The eventual size of Sasol’s possible rights issue – tentatively capped at $2-billion – will depend on progress the group makes in the coming months with its cash-conservation and asset-disposal programmes, initiated in an effort to reduce its $10-billion debt burden by $6-billion by the end of its 2021 financial year.
The prospect of an equity raise was included as part of a package of measures unveiled by the JSE-listed company on Tuesday in response to what CEO Fleetwood Grobler described as “unprecedented macroeconomic challenges”, which had arisen at a time when the chemicals and energy group was at peak gearing levels.
“This requires Sasol to respond immediately with decisive action across the business,” Grobler said during a conference call.

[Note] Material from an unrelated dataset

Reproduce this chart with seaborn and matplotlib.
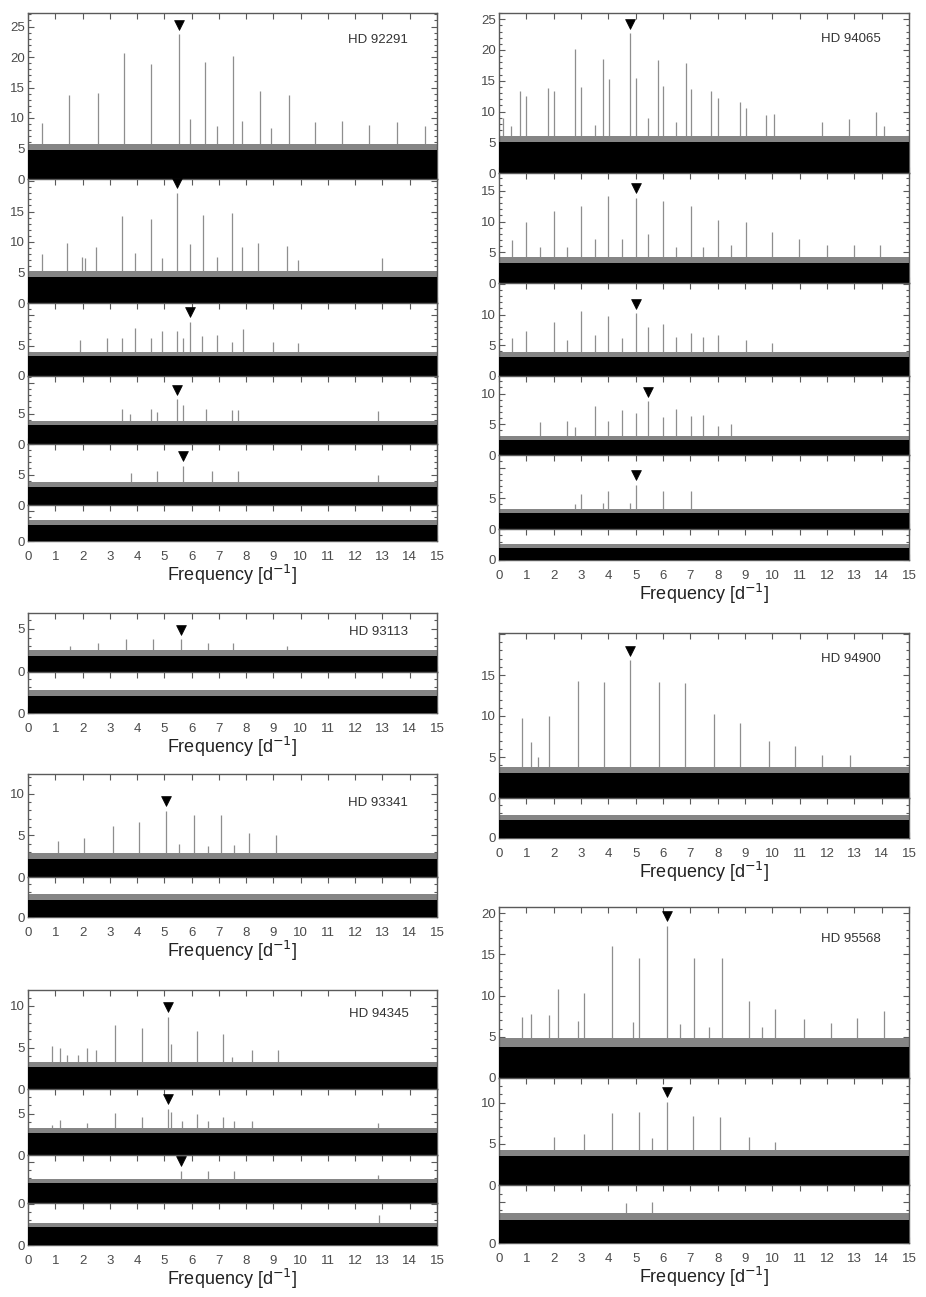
import matplotlib
matplotlib.use("Agg")
import matplotlib.pyplot as plt
from matplotlib.ticker import MultipleLocator, FixedLocator
from matplotlib.transforms import offset_copy
import seaborn as sns

# peak frequencies [1/d] and amplitudes
hd92291_freq = [
    [0.50, 1.50, 2.55, 3.52, 4.50, 5.54, 5.95, 6.49, 6.93, 7.53, 7.86, 8.52, 8.93, 9.56, 10.54, 11.50, 12.52, 13.52, 14.56],
    [0.50, 1.42, 1.97, 2.09, 2.48, 3.43, 3.92, 4.50, 4.90, 5.45, 5.95, 6.43, 6.92, 7.47, 7.86, 8.42, 9.49, 9.89, 12.97],
    [1.91, 2.89, 3.46, 3.92, 4.50, 4.90, 5.45, 5.70, 5.95, 6.37, 6.92, 7.47, 7.87, 9.00, 9.89],
    [3.46, 3.74, 4.50, 4.72, 5.45, 5.70, 6.52, 7.47, 7.71, 12.82],
    [3.77, 4.72, 5.70, 6.76, 7.71, 12.82],
    [],
]
hd92291_amp = [
    [9.2, 13.7, 14.1, 20.7, 18.9, 23.7, 9.8, 19.1, 8.7, 20.2, 9.5, 14.5, 8.4, 13.7, 9.3, 9.5, 8.9, 9.3, 8.7],
    [8.0, 9.8, 7.6, 7.4, 9.2, 14.3, 8.2, 13.7, 7.4, 18.1, 9.6, 14.5, 7.6, 14.8, 9.2, 9.9, 9.3, 7.1, 7.4],
    [5.9, 6.3, 6.3, 7.8, 6.3, 7.3, 7.4, 6.3, 8.9, 6.6, 6.7, 5.5, 7.7, 5.6, 5.4],
    [5.8, 5.0, 5.8, 5.2, 7.3, 6.4, 5.7, 5.6, 5.6, 5.4],
    [5.3, 5.5, 6.4, 5.5, 5.5, 5.0],
    [],
]
hd92291_noise = [4.8, 4.3, 3.2, 3.1, 3.0, 2.6]
hd92291_fringe = [5.8, 5.3, 4.0, 3.8, 3.7, 3.4]
hd92291_marker = [5.54, 5.45, 5.95, 5.45, 5.70, None]

hd93113_freq = [[1.55, 2.58, 3.59, 4.57, 5.61, 6.59, 7.53, 9.50], []]
hd93113_amp = [[3.0, 3.4, 3.8, 3.8, 3.8, 3.4, 3.4, 3.0], []]
hd93113_noise = [1.9, 2.0]
hd93113_fringe = [2.6, 2.7]
hd93113_marker = [5.61, None]

hd93341_freq = [[1.11, 2.07, 3.13, 4.08, 5.06, 5.54, 6.10, 6.59, 7.07, 7.57, 8.12, 9.08], []]
hd93341_amp = [[4.3, 4.7, 6.1, 6.6, 7.9, 3.9, 7.4, 3.7, 7.4, 3.8, 5.3, 5.0], []]
hd93341_noise = [2.2, 2.0]
hd93341_fringe = [2.9, 2.7]
hd93341_marker = [5.06, None]

hd94345_freq = [
    [0.87, 1.17, 1.42, 1.85, 2.15, 2.49, 3.19, 4.17, 5.12, 5.23, 6.19, 7.14, 7.49, 8.20, 9.16],
    [0.87, 1.17, 2.15, 3.19, 4.17, 5.12, 5.23, 5.63, 6.19, 6.59, 7.14, 7.57, 8.20, 12.82],
    [5.61, 6.59, 7.57, 12.82],
    [12.88],
]
hd94345_amp = [
    [5.2, 4.9, 4.1, 4.1, 5.0, 4.7, 7.7, 7.3, 8.7, 5.4, 7.0, 6.6, 3.8, 4.7, 4.7],
    [3.6, 4.2, 3.9, 5.1, 4.6, 5.6, 5.2, 4.1, 4.9, 4.1, 4.6, 4.1, 4.1, 3.8],
    [3.9, 3.9, 3.8, 3.4],
    [3.6],
]
hd94345_noise = [2.7, 2.6, 2.4, 2.2]
hd94345_fringe = [3.3, 3.2, 2.9, 2.7]
hd94345_marker = [5.12, 5.12, 5.61, None]

hd94065_freq = [
    [0.15, 0.45, 0.78, 1.00, 1.79, 2.00, 2.79, 3.01, 3.50, 3.80, 4.01, 4.81, 5.02, 5.45, 5.82,
     6.00, 6.49, 6.83, 7.04, 7.77, 8.01, 8.81, 9.03, 9.78, 10.05, 11.81, 12.82, 13.79, 14.07],
    [0.48, 1.00, 1.51, 2.00, 2.49, 3.01, 3.50, 4.00, 4.49, 5.00, 5.45, 6.00, 6.49, 7.04, 7.46,
     8.01, 8.50, 9.03, 9.99, 10.96, 11.99, 12.97, 13.95],
    [0.48, 1.00, 2.00, 2.49, 3.01, 3.50, 4.00, 4.49, 5.00, 5.45, 6.00, 6.49, 7.04, 7.46, 8.01, 9.03, 9.99],
    [1.51, 2.49, 2.77, 3.50, 4.00, 4.49, 5.00, 5.45, 6.00, 6.49, 7.04, 7.46, 8.01, 8.50],
    [2.77, 3.01, 3.80, 4.00, 4.80, 5.00, 6.00, 7.04],
    [],
]
hd94065_amp = [
    [9.0, 7.6, 13.3, 12.6, 13.9, 13.3, 20.1, 14.0, 7.8, 18.6, 15.3, 22.7, 15.4, 8.9, 18.3,
     14.1, 8.3, 17.9, 13.6, 13.3, 12.2, 11.5, 10.6, 9.5, 9.6, 8.3, 8.7, 10.0, 7.6],
    [7.0, 9.9, 5.9, 11.7, 5.9, 12.6, 7.2, 14.1, 7.2, 13.9, 7.9, 13.3, 5.8, 12.6, 5.8,
     10.3, 6.1, 9.9, 8.3, 7.2, 6.1, 6.1, 6.1],
    [6.1, 7.3, 8.8, 5.8, 10.5, 6.6, 9.7, 6.1, 10.2, 8.0, 8.4, 6.3, 7.0, 6.3, 6.6, 5.8, 5.4],
    [5.4, 5.5, 4.5, 7.9, 5.5, 7.3, 6.9, 8.7, 6.2, 7.5, 6.3, 6.5, 4.7, 5.1],
    [4.1, 5.7, 4.2, 6.1, 4.2, 7.2, 6.1, 6.2],
    [],
]
hd94065_noise = [5.0, 3.3, 3.1, 2.4, 2.6, 1.9]
hd94065_fringe = [6.0, 4.2, 3.9, 3.1, 3.2, 2.6]
hd94065_marker = [4.81, 5.00, 5.00, 5.45, 5.00, None]

hd94900_freq = [[0.85, 1.18, 1.43, 1.83, 2.89, 3.83, 4.81, 5.84, 6.82, 7.85, 8.81, 9.87, 10.84, 11.82, 12.83], []]
hd94900_amp = [[9.7, 6.8, 5.0, 10.0, 14.3, 14.1, 16.8, 14.1, 14.0, 10.3, 9.1, 6.9, 6.4, 5.2, 5.2], []]
hd94900_noise = [3.0, 2.2]
hd94900_fringe = [3.8, 2.8]
hd94900_marker = [4.81, None]

hd95568_freq = [
    [0.85, 1.18, 1.83, 2.16, 2.89, 3.10, 4.15, 4.90, 5.12, 6.16, 6.63, 7.12, 7.67, 8.17, 9.14,
     9.62, 10.11, 11.15, 12.14, 13.11, 14.08],
    [2.00, 3.10, 4.15, 5.12, 5.61, 6.16, 7.10, 8.07, 9.14, 10.11],
    [4.66, 5.61],
]
hd95568_amp = [
    [7.4, 7.8, 7.6, 10.8, 6.9, 10.3, 16.0, 6.8, 14.6, 18.4, 6.5, 14.5, 6.2, 14.6, 9.3,
     6.2, 8.4, 7.1, 6.7, 7.3, 8.1],
    [5.8, 6.2, 8.7, 8.9, 5.7, 10.1, 8.4, 8.2, 5.8, 5.2],
    [4.8, 5.0],
]
hd95568_noise = [3.8, 3.5, 2.8]
hd95568_fringe = [4.8, 4.3, 3.6]
hd95568_marker = [6.16, 6.16, None]

stars = [
    ("HD 92291", hd92291_freq, hd92291_amp, hd92291_noise, hd92291_fringe, hd92291_marker),
    ("HD 93113", hd93113_freq, hd93113_amp, hd93113_noise, hd93113_fringe, hd93113_marker),
    ("HD 93341", hd93341_freq, hd93341_amp, hd93341_noise, hd93341_fringe, hd93341_marker),
    ("HD 94345", hd94345_freq, hd94345_amp, hd94345_noise, hd94345_fringe, hd94345_marker),
    ("HD 94065", hd94065_freq, hd94065_amp, hd94065_noise, hd94065_fringe, hd94065_marker),
    ("HD 94900", hd94900_freq, hd94900_amp, hd94900_noise, hd94900_fringe, hd94900_marker),
    ("HD 95568", hd95568_freq, hd95568_amp, hd95568_noise, hd95568_fringe, hd95568_marker),
]

# layout in pixels: column, panel edges (top->bottom), pixels per amplitude unit,
# labelled y ticks per panel, star label height (axes fraction)
layout = {
    "HD 92291": (0, [13, 179, 303, 376, 444, 505, 541], 6.1,
                 [[0, 5, 10, 15, 20, 25], [0, 5, 10, 15], [0, 5], [0, 5], [0, 5], [0]], 0.84),
    "HD 93113": (0, [613, 672, 713], 8.6, [[0, 5], [0]], 0.68),
    "HD 93341": (0, [774, 877, 917], 8.35, [[0, 5, 10], [0]], 0.72),
    "HD 94345": (0, [990, 1089, 1155, 1203, 1245], 8.3, [[0, 5, 10], [0, 5], [0], [0]], 0.76),
    "HD 94065": (1, [13, 173, 283, 376, 455, 529, 560], 6.15,
                 [[0, 5, 10, 15, 20, 25], [0, 5, 10, 15], [0, 5, 10], [0, 5, 10], [0, 5], [0]], 0.84),
    "HD 94900": (1, [633, 798, 838], 8.2, [[0, 5, 10, 15], [0]], 0.84),
    "HD 95568": (1, [907, 1078, 1185, 1243], 8.25, [[0, 5, 10, 15, 20], [0, 5, 10], [0]], 0.81),
}
col_x = [(28, 437), (499, 909)]
W, H = 926, 1297

sns.set_theme(style="ticks")
plt.rcParams["font.family"] = ["Liberation Sans", "DejaVu Sans"]
plt.rcParams["mathtext.fontset"] = "dejavusans"

frame = "#5a5a5a"
peak_col = "#8e8e8e"

fig = plt.figure(figsize=(W / 100, H / 100), dpi=100)

for name, freqs, amps, noise, fringe, markers in stars:
    col, edges, ppu, labelled, label_y = layout[name]
    x0, x1 = col_x[col]
    n = len(freqs)
    for i in range(n):
        top, bot = edges[i], edges[i + 1]
        ax = fig.add_axes([x0 / W, 1 - bot / H, (x1 - x0) / W, (bot - top) / H])
        ymax = (bot - top) / ppu

        # peaks, grey noise fringe, black noise floor
        ax.vlines(freqs[i], 0, amps[i], color=peak_col, lw=0.9, zorder=1)
        ax.fill_between([0, 15], 0, fringe[i], color="#858585", lw=0, zorder=2)
        ax.fill_between([0, 15], 0, noise[i], color="black", lw=0, zorder=3)

        if markers[i] is not None:
            a = amps[i][freqs[i].index(markers[i])]
            tr = offset_copy(ax.transData, fig=fig, y=7, units="points")
            sns.scatterplot(x=[markers[i]], y=[a], marker="v", s=50, color="black",
                            edgecolor="black", linewidth=0.5, transform=tr, ax=ax,
                            zorder=5, clip_on=False, legend=False)

        ax.set_xlim(0, 15)
        ax.set_ylim(0, ymax)
        ax.xaxis.set_major_locator(FixedLocator(range(16)))
        major = [v for v in range(0, 30, 5) if v <= ymax]
        ax.yaxis.set_major_locator(FixedLocator(major))
        ax.set_yticklabels([str(v) if v in labelled[i] else "" for v in major])
        ax.yaxis.set_minor_locator(MultipleLocator(1))
        ax.tick_params(which="both", direction="in", top=True, right=True,
                       colors=frame, labelcolor="#4a4a4a", labelsize=9.5, width=0.8)
        ax.tick_params(which="major", length=4)
        ax.tick_params(axis="y", which="major", pad=2)
        ax.tick_params(axis="x", which="major", pad=7)
        ax.tick_params(which="minor", length=2)
        for s in ax.spines.values():
            s.set_color(frame)
            s.set_linewidth(1.0)

        if i == 0:
            ax.text(0.93, label_y, name, transform=ax.transAxes, ha="right",
                    va="center", fontsize=9.5, color="#333333")
        if i == n - 1:
            ax.set_xlabel(r"Frequency [d$^{-1}$]", fontsize=13, color="#222222", labelpad=0)
        else:
            ax.tick_params(axis="x", labelbottom=False)
        ax.set_ylabel("")

fig.savefig("out.png", dpi=100)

The rights-issue option was described by CFO Paul Victor as a “last resort” measure, which could not proceed before August or September, owing to the fact that shareholder and regulatory approvals were still required.
The company intended posting a circular to shareholders in order to convene a general meeting in July to approve the necessary resolutions required to implement the proposed rights offer.
Grobler stressed, however, that efforts were under way to secure as much of the $6-billion required through “self-help” management actions and through a more aggressive asset-disposal programme than initially signalled.
US ASSET PARTNERING?
Besides disposing of the assets identified as noncore during a recent asset review process, Grobler revealed that active discussions were under way regarding a joint venture partner taking up to 50% of Sasol’s US base chemicals assets, which included assets at the Lake Charles Chemicals Project (LCCP).
Grobler insisted that it was premature to disclose the identity of the potential partners, but did indicate that the assets identified for partnering were not restricted to the LCCP and primarily included Sasol’s US ethylene and polyethylene assets.
The partnering option included in the package meant that it was possible that the asset-disposal programme might “substantially exceed our $2-billion target”, Grobler added.
Nevertheless, he also acknowledged the risk of moving ahead with disposals at a time of heightened market volatility and the well-founded perception of Sasol as a “distressed seller”.
Victor said that besides its own internal assessment of the “intrinsic value” of the assets up for sale, it had also been given a sense of their value from external advisers and from potential buyers.
“We are very cognisant of the fact that we are ultimately a distressed seller, [but] we have liquidity available to weather the storm . . . and that puts us on the front foot in ensuring that we derive the right value. We need to make it clear as a management team that we cannot sell good assets at far below their fair value.”
Through its cash-conservation initiatives, meanwhile, the group would seek to save $1-billion in the current financial year and a further $1-billion in the 2021 financial year and Victor said a large portion of these savings would be derived from its capital expenditure budgets, with just about all “growth” capital projects to be deferred, delayed or cancelled.
To ensure that its debt had fallen to about $4-billion by the end of its 2021 financial year, an equity raise might be required.
Should the $6-billion target be met through cost savings and asset disposals, however, Sasol could refrain from pursuing a rights issue entirely. It signalled in a note to shareholders that the size of the rights issue could also be reduced.
“Of course, if you are only able to deliver $2-billion in cash savings and only able to deliver $2-billion of asset disposals and you want to get to $6-billion, we will need a $2-billion equity raise. But we are very sensitive to the fact a potential equity raise is really, really the last resort for us,” Victor added.
In the meantime, Sasol had also initiated talks with its lenders to discuss “adequate flexibility” on its financial maintenance covenant thresholds in its debt agreements.
The group expected to comply with the financial maintenance covenant thresholds in its debt agreements as of June 30, assuming a prevailing rand oil price of approximately R580/bl.
Victor also indicated that Sasol could sustain liquidity headroom of more than $1-billion over the next 12 to 18 months in a $25/bl oil-price environment and before the benefits of hedging were included.
“We are currently in active discussions with our bank consortium regarding an uplift in covenants . . . and we do believe it is in the best interests of all parties to consider the most flexible covenant arrangements. This will be the third time that we will be asking for leniency from the banks and ultimately we need to make sure that the flexibility is sufficient, so that we don’t repeat this process.”
Grobler said no forced retrenchments were currently being contemplated but that the business optimisation programmes being pursued could require a reduction in employees in future.
Should such an outcome arise, consultation processes would be initiated in line with the requirements of South Africa’s labour legislation.